- Extracted material:

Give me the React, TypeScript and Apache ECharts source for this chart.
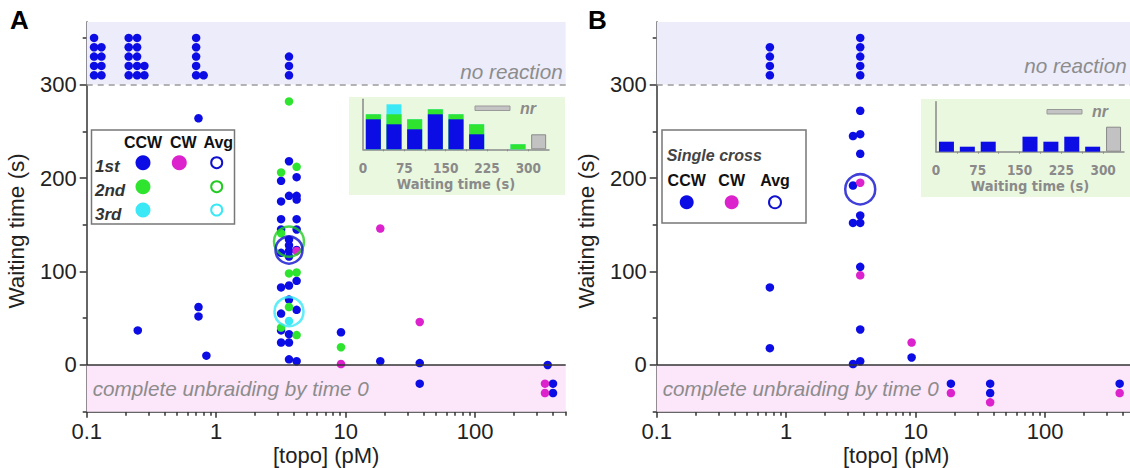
import React, { useEffect, useRef } from 'react';
import * as echarts from 'echarts';

const FONT = "'Liberation Sans', Arial, sans-serif";
const NARROW = "'Liberation Sans Narrow', 'Arial Narrow', 'DejaVu Sans Condensed', sans-serif";

const BLUE = '#0c0ce4';
const GREEN = '#2fe42f';
const CYAN = '#3ae8f6';
const MAGENTA = '#dc22cc';
const GRAYTXT = '#8c8c8c';

// ---- axis ticks ----
const xMajor = [0.1, 1, 10, 100];
const xMinor = [0.2, 0.3, 0.4, 0.5, 0.6, 0.7, 0.8, 0.9, 2, 3, 4, 5, 6, 7, 8, 9, 20, 30, 40, 50, 60, 70, 80, 90, 200, 300, 400, 500];
const yMajor = [0, 100, 200, 300];
const yMinor = [-50, 50, 150, 250, 350];

// ---- Panel A : [topo (pM), waiting time (s)] ----
const aCCW1st: [number, number][] = [
  [0.114, 310], [0.114, 320], [0.114, 330], [0.114, 340], [0.114, 350],
  [0.13, 310], [0.13, 320], [0.13, 330], [0.13, 340],
  [0.211, 310], [0.211, 320], [0.211, 330], [0.211, 340], [0.211, 350],
  [0.245, 310], [0.245, 320], [0.245, 330], [0.245, 340], [0.245, 350],
  [0.279, 310], [0.279, 320],
  [0.70, 310], [0.70, 320], [0.70, 330], [0.70, 340], [0.70, 350],
  [0.80, 310],
  [0.248, 37], [0.73, 264], [0.73, 62], [0.73, 52], [0.84, 10],
  [3.65, 330], [3.65, 320], [3.65, 310], [3.65, 218], [3.65, 181], [3.65, 134], [3.65, 128],
  [3.65, 122], [3.65, 116], [3.65, 85], [3.65, 70], [3.65, 33], [3.65, 24], [3.65, 6],
  [3.17, 197], [3.17, 175], [3.17, 156], [3.17, 145], [3.17, 120], [3.17, 83], [3.17, 55], [3.17, 37], [3.17, 24],
  [4.18, 201], [4.18, 181], [4.18, 177], [4.18, 156], [4.18, 145], [4.18, 123], [4.18, 90], [4.18, 59], [4.18, 4],
  [9.2, 35], [18.5, 4], [37.3, 2], [37.3, -20], [363, 0], [399, -20], [399, -30],
];
const aCCW2nd: [number, number][] = [
  [3.65, 282], [4.18, 212], [3.17, 206], [3.17, 141], [3.65, 98], [4.18, 99],
  [3.65, 62], [3.17, 40], [4.18, 32], [9.2, 19],
];
const aCCW3rd: [number, number][] = [[3.65, 47]];
const aCW1st: [number, number][] = [
  [4.18, 122], [18.5, 146], [37.3, 46], [9.2, 1], [346, -20], [346, -30],
];
const aAvg1st: [number, number][] = [[3.65, 123]];
const aAvg2nd: [number, number][] = [[3.65, 132]];
const aAvg3rd: [number, number][] = [[3.65, 57]];

// ---- Panel B ----
const bCCW: [number, number][] = [
  [0.748, 340], [0.748, 330], [0.748, 320], [0.748, 310], [0.748, 83], [0.748, 18],
  [3.73, 350], [3.73, 340], [3.73, 330], [3.73, 320], [3.73, 310], [3.73, 272], [3.73, 247],
  [3.73, 226], [3.73, 160], [3.73, 152], [3.73, 105], [3.73, 38], [3.73, 4],
  [3.28, 245], [3.28, 192], [3.28, 152], [3.28, 1],
  [9.3, 8], [18.7, -20], [37.6, -20], [37.6, -30], [376, -20],
];
const bCW: [number, number][] = [
  [3.73, 195], [3.73, 96], [9.3, 24], [18.7, -30], [37.6, -40], [376, -30],
];
const bAvg: [number, number][] = [[3.73, 188]];

// ---- Insets: histogram of waiting time (counts per 37.5 s bin) ----
const binCenters = [18.75, 56.25, 93.75, 131.25, 168.75, 206.25, 243.75, 281.25];
const nrCenter = 318.75;
const insetTickLabels = [0, 75, 150, 225, 300];
const binEdges = [37.5, 75, 112.5, 150, 187.5, 225, 262.5, 300];
const aHistBlue = [6, 5, 4, 7, 6, 3, 0, 0];
const aHistGreen = [1, 2, 2, 1, 1, 2, 0, 1];
const aHistCyan = [0, 2, 0, 0, 0, 0, 0, 0];
const aHistNr = 3;
const bHistBlue = [2, 1, 2, 0, 3, 2, 3, 1];
const bHistNr = 5;

const LAV = '#ececfb';
const PINK = '#fce6fa';
const INSET_BG = '#ebf8e0';

function mainXAxes(gi: number) {
  const line = { color: '#333', width: 1.5 };
  return [
    {
      type: 'log', gridIndex: gi, min: 0.1, max: 500, logBase: 10, position: 'bottom',
      axisLine: { show: true, onZero: false, lineStyle: line },
      axisTick: { show: true, length: 6, customValues: xMajor, lineStyle: line },
      axisLabel: {
        customValues: xMajor, fontSize: 22, lineHeight: 22, color: '#222', margin: 9, fontFamily: FONT,
        formatter: (v: number) => (v < 1 ? v.toFixed(1) : String(Math.round(v))),
      },
      splitLine: { show: false }, minorTick: { show: false },
      name: '[topo] (pM)', nameLocation: 'middle', nameGap: 32, nameMoveOverlap: false,
      nameTextStyle: { fontSize: 22, lineHeight: 24, color: '#222', fontFamily: FONT },
    },
    {
      type: 'log', gridIndex: gi, min: 0.1, max: 500, logBase: 10, position: 'bottom',
      axisLine: { show: false, onZero: false },
      axisTick: { show: true, length: 4, customValues: xMinor, lineStyle: line },
      axisLabel: { show: false }, splitLine: { show: false },
    },
  ];
}

function mainYAxes(gi: number) {
  const line = { color: '#333', width: 1.5 };
  return [
    {
      type: 'value', gridIndex: gi, min: -50, max: 367, position: 'left',
      axisLine: { show: true, onZero: false, lineStyle: line },
      axisTick: { show: true, length: 7, customValues: yMajor, lineStyle: line },
      axisLabel: { customValues: yMajor, fontSize: 22, color: '#222', margin: 10, fontFamily: FONT },
      splitLine: { show: false },
      name: 'Waiting time (s)', nameLocation: 'middle', nameGap: 59, nameMoveOverlap: false,
      nameTextStyle: { fontSize: 22.5, color: '#222', fontFamily: FONT, padding: [0, 28, 0, 0] },
    },
    {
      type: 'value', gridIndex: gi, min: -50, max: 367, position: 'left',
      axisLine: { show: false, onZero: false },
      axisTick: { show: true, length: 4, customValues: yMinor, lineStyle: line },
      axisLabel: { show: false }, splitLine: { show: false },
    },
  ];
}

function insetXAxis(gi: number, margin: number) {
  const c = '#8a8a8a';
  return {
    type: 'value', gridIndex: gi, min: 0, max: 337.5,
    axisLine: { show: true, onZero: false, lineStyle: { color: c, width: 1.5 } },
    axisTick: { show: true, length: 2, customValues: binEdges, lineStyle: { color: c } },
    axisLabel: {
      customValues: insetTickLabels, fontSize: 13.5, fontWeight: 'bold', color: c, margin, fontFamily: NARROW,
    },
    splitLine: { show: false },
    name: 'Waiting time (s)', nameLocation: 'middle', nameGap: 27,
    nameTextStyle: { fontSize: 14.5, fontWeight: 'bold', color: c, fontFamily: NARROW },
  };
}
function insetYAxis(gi: number) {
  return {
    type: 'value', gridIndex: gi, min: 0, max: 10,
    axisLine: { show: true, onZero: false, lineStyle: { color: '#8a8a8a', width: 1.5 } },
    axisTick: { show: false }, axisLabel: { show: false }, splitLine: { show: false },
  };
}

function bandSeries(xi: number, yi: number, rightDist: number) {
  return {
    type: 'scatter', xAxisIndex: xi, yAxisIndex: yi, data: [], z: 1, silent: true,
    markArea: {
      silent: true,
      data: [
        [
          {
            xAxis: 0.1, yAxis: 300, itemStyle: { color: LAV },
            label: {
              show: true, position: 'insideBottomRight', distance: rightDist, formatter: 'no reaction',
              fontSize: 20.7, fontStyle: 'italic', color: GRAYTXT, fontFamily: FONT,
            },
          },
          { xAxis: 500, yAxis: 367 },
        ],
        [
          {
            xAxis: 0.1, yAxis: -50, itemStyle: { color: PINK },
            label: {
              show: true, position: 'insideLeft', distance: 6, formatter: 'complete unbraiding by time 0',
              fontSize: 20.7, fontStyle: 'italic', color: GRAYTXT, fontFamily: FONT,
            },
          },
          { xAxis: 500, yAxis: 0 },
        ],
      ],
    },
    markLine: {
      silent: true, symbol: ['none', 'none'], label: { show: false },
      data: [
        { yAxis: 300, lineStyle: { type: [6, 5], color: '#9a9a9a', width: 1.5 } },
        { yAxis: 0, lineStyle: { type: 'solid', color: '#333', width: 1.5 } },
      ],
    },
  };
}

function dots(xi: number, yi: number, data: [number, number][], color: string) {
  return {
    type: 'scatter', xAxisIndex: xi, yAxisIndex: yi, data, symbolSize: 8.5, z: 3,
    itemStyle: { color, opacity: 1 },
  };
}
function rings(xi: number, yi: number, data: [number, number][], color: string, size: number) {
  return {
    type: 'scatter', xAxisIndex: xi, yAxisIndex: yi, data, symbolSize: size, z: 4,
    itemStyle: { color: 'rgba(0,0,0,0)', borderColor: color, borderWidth: 2.5 },
  };
}
// stacked histogram drawn as overlapping bars (tallest layer first)
function histLayers(xi: number, yi: number, layers: { vals: number[]; color: string }[], nr: number) {
  const out: any[] = [];
  const cum: number[][] = [];
  layers.forEach((l, k) => {
    cum.push(l.vals.map((v, i) => v + (k > 0 ? cum[k - 1][i] : 0)));
  });
  for (let k = layers.length - 1; k >= 0; k--) {
    out.push({
      type: 'bar', xAxisIndex: xi, yAxisIndex: yi, barWidth: 15, barGap: '-100%', z: 2 + (layers.length - k) * 0.01,
      data: binCenters.map((c, i) => [c, cum[k][i]]).concat(k === 0 ? [[nrCenter, 0]] : []),
      itemStyle: { color: layers[k].color },
    });
  }
  out.push({
    type: 'bar', xAxisIndex: xi, yAxisIndex: yi, barWidth: 15, barGap: '-100%',
    data: [[nrCenter, nr]],
    itemStyle: { color: '#c2c2c2', borderColor: '#8a8a8a', borderWidth: 1 },
  });
  return out;
}

function txt(x: number, y: number, text: string, o: any = {}) {
  return {
    type: 'text', x, y, z: 10,
    style: {
      text, fontFamily: FONT, fontSize: 16, fontWeight: 'bold', fill: '#111',
      align: 'center', verticalAlign: 'middle', ...o,
    },
  };
}
function dot(cx: number, cy: number, r: number, fill: string) {
  return { type: 'circle', z: 10, shape: { cx, cy, r }, style: { fill } };
}
function ring(cx: number, cy: number, r: number, stroke: string) {
  return { type: 'circle', z: 10, shape: { cx, cy, r }, style: { fill: 'none', stroke, lineWidth: 2 } };
}

export default function App() {
  const ref = useRef<HTMLDivElement>(null);
  useEffect(() => {
    if (!ref.current) return;
    const chart = echarts.init(ref.current, undefined, { renderer: 'svg' });
    const xA = mainXAxes(0);
    const xB = mainXAxes(1);
    const yA = mainYAxes(0);
    const yB = mainYAxes(1);
    const option: any = {
      animation: false,
      backgroundColor: '#ffffff',
      textStyle: { fontFamily: FONT },
      grid: [
        { left: 86.7, top: 22, width: 479, height: 389.7, outerBoundsMode: 'none' },
        { left: 656.7, top: 22, width: 479, height: 389.7, outerBoundsMode: 'none' },
        { left: 363, top: 99.3, width: 186, height: 50, outerBoundsMode: 'none' },
        { left: 936, top: 101.7, width: 188, height: 50, outerBoundsMode: 'none' },
      ],
      xAxis: [xA[0], xA[1], xB[0], xB[1], insetXAxis(2, 12), insetXAxis(3, 11)],
      yAxis: [yA[0], yA[1], yB[0], yB[1], insetYAxis(2), insetYAxis(3)],
      series: [
        bandSeries(0, 0, 3),
        dots(0, 0, aCCW1st, BLUE),
        dots(0, 0, aCCW2nd, GREEN),
        dots(0, 0, aCCW3rd, CYAN),
        dots(0, 0, aCW1st, MAGENTA),
        rings(0, 0, aAvg2nd, '#22cc22', 30),
        rings(0, 0, aAvg1st, '#1010d0', 27),
        rings(0, 0, aAvg3rd, CYAN, 29),
        bandSeries(2, 2, 9),
        dots(2, 2, bCCW, BLUE),
        dots(2, 2, bCW, MAGENTA),
        rings(2, 2, bAvg, '#1010d0', 30),
        ...histLayers(4, 4, [
          { vals: aHistBlue, color: BLUE },
          { vals: aHistGreen, color: GREEN },
          { vals: aHistCyan, color: CYAN },
        ], aHistNr),
        ...histLayers(5, 5, [{ vals: bHistBlue, color: BLUE }], bHistNr),
      ],
      graphic: [
        // panel letters
        txt(10, 20, 'A', { fontSize: 26, align: 'left', fill: '#000' }),
        txt(588, 20, 'B', { fontSize: 26, align: 'left', fill: '#000' }),
        // inset backgrounds
        { type: 'rect', z: -5, shape: { x: 349, y: 97, width: 216, height: 98 }, style: { fill: INSET_BG } },
        { type: 'rect', z: -5, shape: { x: 921, y: 99, width: 215, height: 98 }, style: { fill: INSET_BG } },
        // inset nr keys
        { type: 'rect', z: 10, shape: { x: 475, y: 106, width: 35, height: 4.5 }, style: { fill: '#c4c4c4', stroke: '#999', lineWidth: 1 } },
        txt(520, 108, 'nr', { fill: '#8a8a8a', fontStyle: 'italic', align: 'left' }),
        { type: 'rect', z: 10, shape: { x: 1047, y: 109.5, width: 35, height: 4.5 }, style: { fill: '#c4c4c4', stroke: '#999', lineWidth: 1 } },
        txt(1092, 111.5, 'nr', { fill: '#8a8a8a', fontStyle: 'italic', align: 'left' }),
        // legend A
        { type: 'rect', z: 9, shape: { x: 91.5, y: 130, width: 143, height: 94 }, style: { fill: '#fff', stroke: '#777', lineWidth: 1.5 } },
        txt(143, 142, 'CCW'), txt(183.3, 142, 'CW'), txt(218.3, 142, 'Avg'),
        txt(95, 166.7, '1st', { align: 'left', fontStyle: 'italic', fill: '#333', fontSize: 17 }),
        txt(95, 190, '2nd', { align: 'left', fontStyle: 'italic', fill: '#333', fontSize: 17 }),
        txt(95, 214.3, '3rd', { align: 'left', fontStyle: 'italic', fill: '#333', fontSize: 17 }),
        dot(143, 162.7, 7.5, BLUE), dot(179.3, 162.7, 7.5, MAGENTA), ring(216.7, 162.7, 5.5, '#1010d0'),
        dot(143, 186.7, 7.5, GREEN), ring(216.7, 186.7, 5.5, '#22cc22'),
        dot(143, 210, 7.5, CYAN), ring(216.7, 210, 5.5, CYAN),
        // legend B
        { type: 'rect', z: 9, shape: { x: 662, y: 130, width: 144, height: 93 }, style: { fill: '#fff', stroke: '#777', lineWidth: 1.5 } },
        txt(666.7, 155, 'Single cross', { align: 'left', fontStyle: 'italic', fill: '#444' }),
        txt(686.7, 180, 'CCW'), txt(731.7, 180, 'CW'), txt(775, 180, 'Avg'),
        dot(686.7, 202.3, 7, BLUE), dot(731.7, 202.3, 7, MAGENTA), ring(775, 202.3, 6, '#1010d0'),
      ],
    };
    chart.setOption(option);
    return () => chart.dispose();
  }, []);
  return (
    <div
      ref={ref}
      style={{ position: 'fixed', left: 0, top: 0, width: 1130, height: 468, background: '#fff' }}
    />
  );
}
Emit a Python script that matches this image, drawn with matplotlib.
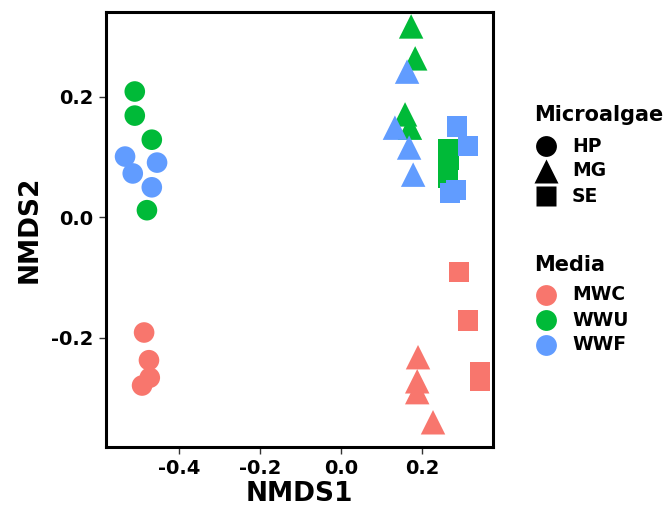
import matplotlib
matplotlib.use("Agg")
import matplotlib.pyplot as plt
from matplotlib.lines import Line2D

plt.rcParams['font.family'] = ['DejaVu Sans']
plt.rcParams['font.weight'] = 'bold'

media_names = ["MWC", "WWU", "WWF"]
media_colors = ["#F8766D", "#00BA38", "#619CFF"]
algae_names = ["HP", "MG", "SE"]
algae_markers = ["o", "^", "s"]

# NMDS coordinates per (microalgae, media)
hp_mwc_x = [-0.486, -0.474, -0.472, -0.491]
hp_mwc_y = [-0.191, -0.237, -0.266, -0.279]
hp_wwu_x = [-0.509, -0.509, -0.467, -0.479]
hp_wwu_y = [0.209, 0.169, 0.129, 0.012]
hp_wwf_x = [-0.533, -0.514, -0.454, -0.467]
hp_wwf_y = [0.101, 0.073, 0.091, 0.050]

mg_mwc_x = [0.190, 0.188, 0.188, 0.227]
mg_mwc_y = [-0.232, -0.272, -0.290, -0.340]
mg_wwu_x = [0.173, 0.183, 0.158, 0.170]
mg_wwu_y = [0.317, 0.264, 0.171, 0.149]
mg_wwf_x = [0.163, 0.133, 0.168, 0.178]
mg_wwf_y = [0.242, 0.149, 0.116, 0.071]

se_mwc_x = [0.291, 0.314, 0.343, 0.343]
se_mwc_y = [-0.091, -0.171, -0.256, -0.271]
se_wwu_x = [0.264, 0.267, 0.264, 0.264]
se_wwu_y = [0.113, 0.096, 0.080, 0.066]
se_wwf_x = [0.286, 0.314, 0.269, 0.284]
se_wwf_y = [0.151, 0.118, 0.041, 0.046]

groups = [
    ("HP", "MWC", hp_mwc_x, hp_mwc_y), ("HP", "WWU", hp_wwu_x, hp_wwu_y), ("HP", "WWF", hp_wwf_x, hp_wwf_y),
    ("MG", "MWC", mg_mwc_x, mg_mwc_y), ("MG", "WWU", mg_wwu_x, mg_wwu_y), ("MG", "WWF", mg_wwf_x, mg_wwf_y),
    ("SE", "MWC", se_mwc_x, se_mwc_y), ("SE", "WWU", se_wwu_x, se_wwu_y), ("SE", "WWF", se_wwf_x, se_wwf_y),
]

x_ticks = [-0.4, -0.2, 0.0, 0.2]
y_ticks = [-0.2, 0.0, 0.2]

W, H = 668, 514
fig = plt.figure(figsize=(W / 100, H / 100), dpi=100)
ax = fig.add_axes([0.1587, 0.1304, 0.738 - 0.1587, 0.9767 - 0.1304])

sizes = {"o": 220, "^": 310, "s": 210}
for alg, med, xs, ys in groups:
    m = algae_markers[algae_names.index(alg)]
    c = media_colors[media_names.index(med)]
    ax.scatter(xs, ys, marker=m, s=sizes[m], color=c, edgecolors='none', zorder=3)

ax.set_xlim(-0.58, 0.375)
ax.set_ylim(-0.381, 0.341)
ax.set_xticks(x_ticks)
ax.set_yticks(y_ticks)
ax.set_xticklabels([f"{v:.1f}" for v in x_ticks])
ax.set_yticklabels([f"{v:.1f}" for v in y_ticks])
ax.tick_params(axis='both', direction='out', length=5, width=1, color='#333333',
               labelsize=14, labelcolor='black', pad=4)
for lab in ax.get_xticklabels() + ax.get_yticklabels():
    lab.set_fontweight('bold')
for sp in ax.spines.values():
    sp.set_linewidth(2.2)
    sp.set_color('black')
ax.set_xlabel("NMDS1", fontsize=19, fontweight='bold', labelpad=2)
ax.set_ylabel("NMDS2", fontsize=19, fontweight='bold', labelpad=6)


def fx(px):
    return px / W


def fy(py):
    return 1 - py / H


# Legend: Microalgae (shape)
fig.text(fx(534), fy(115), "Microalgae", fontsize=15, fontweight='bold', va='center', ha='left')
leg_shape_y = [146, 171, 196]
leg_shape_ms = {"o": 15, "^": 17, "s": 15}
for name, m, py in zip(algae_names, algae_markers, leg_shape_y):
    fig.add_artist(Line2D([fx(546)], [fy(py)], transform=fig.transFigure, linestyle='none',
                          marker=m, markersize=leg_shape_ms[m], color='black', markeredgecolor='none'))
    fig.text(fx(572), fy(py), name, fontsize=13.5, fontweight='bold', va='center', ha='left')

# Legend: Media (colour)
fig.text(fx(534), fy(265), "Media", fontsize=15, fontweight='bold', va='center', ha='left')
leg_col_y = [295, 320, 345]
for name, c, py in zip(media_names, media_colors, leg_col_y):
    fig.add_artist(Line2D([fx(546)], [fy(py)], transform=fig.transFigure, linestyle='none',
                          marker='o', markersize=15, color=c, markeredgecolor='none'))
    fig.text(fx(572), fy(py), name, fontsize=13.5, fontweight='bold', va='center', ha='left')

fig.savefig("out.png", dpi=100)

- What you need to do: Return every line from the records above that holds the word "this".

- Correct answer:
Give me the React, TypeScript and Apache ECharts source for this chart.
Emit a Python script that matches this image, drawn with matplotlib.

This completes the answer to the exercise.